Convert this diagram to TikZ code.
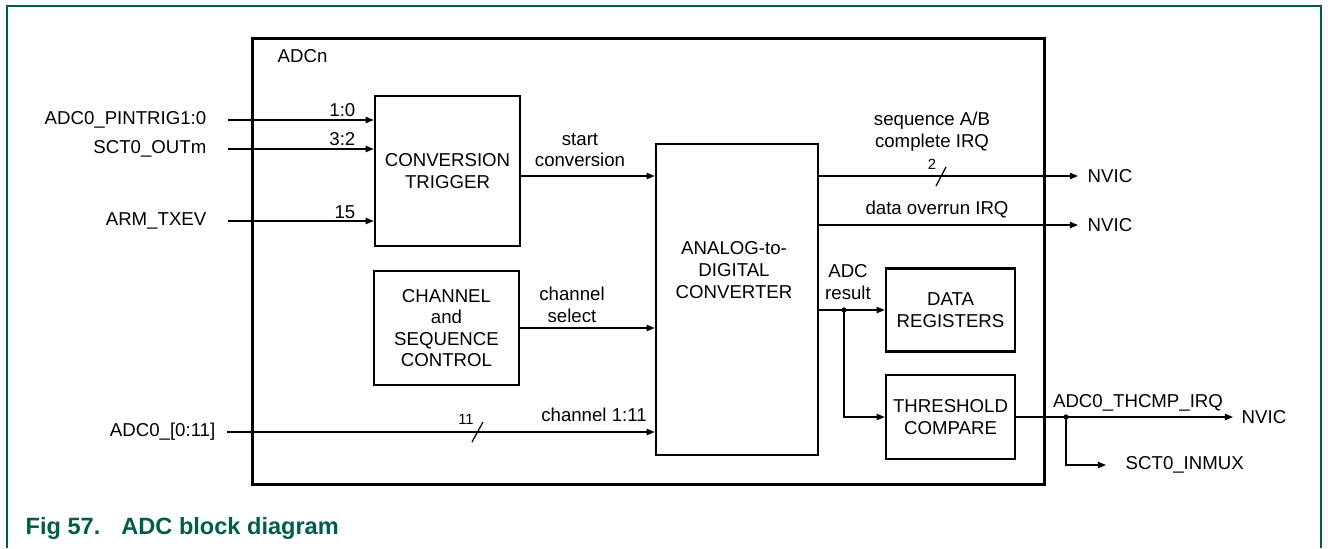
\documentclass[tikz,border=0pt]{standalone}
\usepackage{fontspec}
\setmainfont{Liberation Sans}
\usetikzlibrary{arrows.meta}
\definecolor{nxpgreen}{RGB}{0,94,72}
\begin{document}
\begin{tikzpicture}[x=0.01cm,y=-0.01cm,
  lbl/.style={font=\fontsize{5.3}{6.2}\selectfont, inner sep=0pt, align=center},
  small/.style={font=\fontsize{4.2}{5}\selectfont, inner sep=0pt},
  blk/.style={draw, line width=0.7pt, inner sep=0pt, align=center, font=\fontsize{5.3}{6.1}\selectfont},
  arr/.style={line width=0.35pt, -{Triangle[length=2.3pt,width=1.8pt]}},
  wire/.style={line width=0.35pt},
  jdot/.style={circle, fill, inner sep=0pt, minimum size=1.5pt}
]
\useasboundingbox (0,0) rectangle (1328,548);
\fill[white] (0,0) rectangle (1328,548);
\draw[nxpgreen, line width=0.45pt] (7,548) -- (7,6) -- (1321,6) -- (1321,548);

% blocks
\node[draw, line width=0.85pt, minimum width=7.91cm, minimum height=4.45cm, inner sep=0pt] (adcn) at (648.5,261.5) {};
\node[lbl, anchor=west] (adcnl) at (277,56) {ADCn};
\node[blk, minimum width=1.45cm, minimum height=1.50cm] (ct) at (447.5,171) {CONVERSION\\TRIGGER};
\node[blk, minimum width=1.45cm, minimum height=1.14cm] (cs) at (446.5,328) {CHANNEL\\and\\SEQUENCE\\CONTROL};
\node[blk, minimum width=1.62cm, minimum height=3.11cm] (conv) at (737,299.5) {};
\node[lbl] (convt) at (734,270) {ANALOG-to-\\DIGITAL\\CONVERTER};
\node[blk, minimum width=1.29cm, minimum height=0.83cm] (dr) at (950.5,310) {DATA\\REGISTERS};
\node[blk, minimum width=1.29cm, minimum height=0.84cm] (tc) at (950.5,417) {THRESHOLD\\COMPARE};

% inputs
\node[lbl, anchor=east] (pin) at (207,120) {ADC0\_PINTRIG1:0};
\node[lbl, anchor=east] (sct) at (207,149) {SCT0\_OUTm};
\node[lbl, anchor=east] (arm) at (207,221) {ARM\_TXEV};
\node[lbl, anchor=east] (ain) at (216,432) {ADC0\_[0:11]};
\draw[arr] ([xshift=0.21cm]pin.east) -- (pin.east -| ct.west);
\draw[arr] ([xshift=0.21cm]sct.east) -- (sct.east -| ct.west);
\draw[arr] ([xshift=0.21cm]arm.east) -- (arm.east -| ct.west);
\draw[arr] ([xshift=0.11cm]ain.east) -- (ain.east -| conv.west);
\node[lbl, anchor=south east] (b10) at (356,117) {1:0};
\node[lbl, anchor=south east] (b32) at (356,146) {3:2};
\node[lbl, anchor=south east] (b15) at (356,219) {15};
\draw[wire] (472,442) -- (483,422);
\node[small] (n11) at (466,419) {11};
\node[lbl] (ch111) at (594,415) {channel 1:11};

% internal
\coordinate (ys) at (580,176);
\draw[arr] (ct.east |- ys) -- (conv.west |- ys);
\node[lbl] (sclbl) at (580,150) {start\\conversion};
\draw[arr] (cs.east) -- (cs.east -| conv.west);
\node[lbl] (cslbl) at (572,305) {channel\\select};

% outputs
\node[lbl, anchor=west] (nv1) at (1087,176) {NVIC};
\node[lbl, anchor=west] (nv2) at (1087,225) {NVIC};
\draw[arr] (conv.east |- nv1) -- ([xshift=-0.09cm]nv1.west);
\draw[arr] (conv.east |- nv2) -- ([xshift=-0.09cm]nv2.west);
\draw[wire] (936,186) -- (946,167);
\node[small] (n2) at (932,164) {2};
\node[lbl] (seqlbl) at (932,132) {sequence A/B\\complete IRQ};
\node[lbl] (ovlbl) at (937,210) {data overrun IRQ};

\node[lbl] (reslbl) at (848,282) {ADC\\result};
\draw[arr] (conv.east |- dr.west) -- (dr.west);
\coordinate (j1) at (844,310);
\draw[arr] (j1) |- (tc.west);
\node[jdot] at (j1) {};

\node[lbl, anchor=west] (nv3) at (1241,417) {NVIC};
\draw[arr] (tc.east) -- ([xshift=-0.08cm]nv3.west);
\coordinate (j2) at (1066,417);
\node[lbl, anchor=west] (mux) at (1125,465) {SCT0\_INMUX};
\draw[arr] (j2) |- ([xshift=-0.19cm]mux.west);
\node[jdot] at (j2) {};
\node[lbl] (thlbl) at (1138,403) {ADC0\_THCMP\_IRQ};

% caption
\node[anchor=west, inner sep=0pt, font=\bfseries\fontsize{6.7}{8}\selectfont, text=nxpgreen] (cap) at (25,528) {Fig 57.\hspace{6pt}ADC block diagram};
\end{tikzpicture}
\end{document}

#### Description of the task:
Take the lines from the start of the material to the line with "(1321,6) -- (1321,548);", both included, and transcribe them exactly without the pictures.

#### Exercise result:
Convert this diagram to TikZ code.
\documentclass[tikz,border=0pt]{standalone}
\usepackage{fontspec}
\setmainfont{Liberation Sans}
\usetikzlibrary{arrows.meta}
\definecolor{nxpgreen}{RGB}{0,94,72}
\begin{document}
\begin{tikzpicture}[x=0.01cm,y=-0.01cm,
  lbl/.style={font=\fontsize{5.3}{6.2}\selectfont, inner sep=0pt, align=center},
  small/.style={font=\fontsize{4.2}{5}\selectfont, inner sep=0pt},
  blk/.style={draw, line width=0.7pt, inner sep=0pt, align=center, font=\fontsize{5.3}{6.1}\selectfont},
  arr/.style={line width=0.35pt, -{Triangle[length=2.3pt,width=1.8pt]}},
  wire/.style={line width=0.35pt},
  jdot/.style={circle, fill, inner sep=0pt, minimum size=1.5pt}
]
\useasboundingbox (0,0) rectangle (1328,548);
\fill[white] (0,0) rectangle (1328,548);
\draw[nxpgreen, line width=0.45pt] (7,548) -- (7,6) -- (1321,6) -- (1321,548);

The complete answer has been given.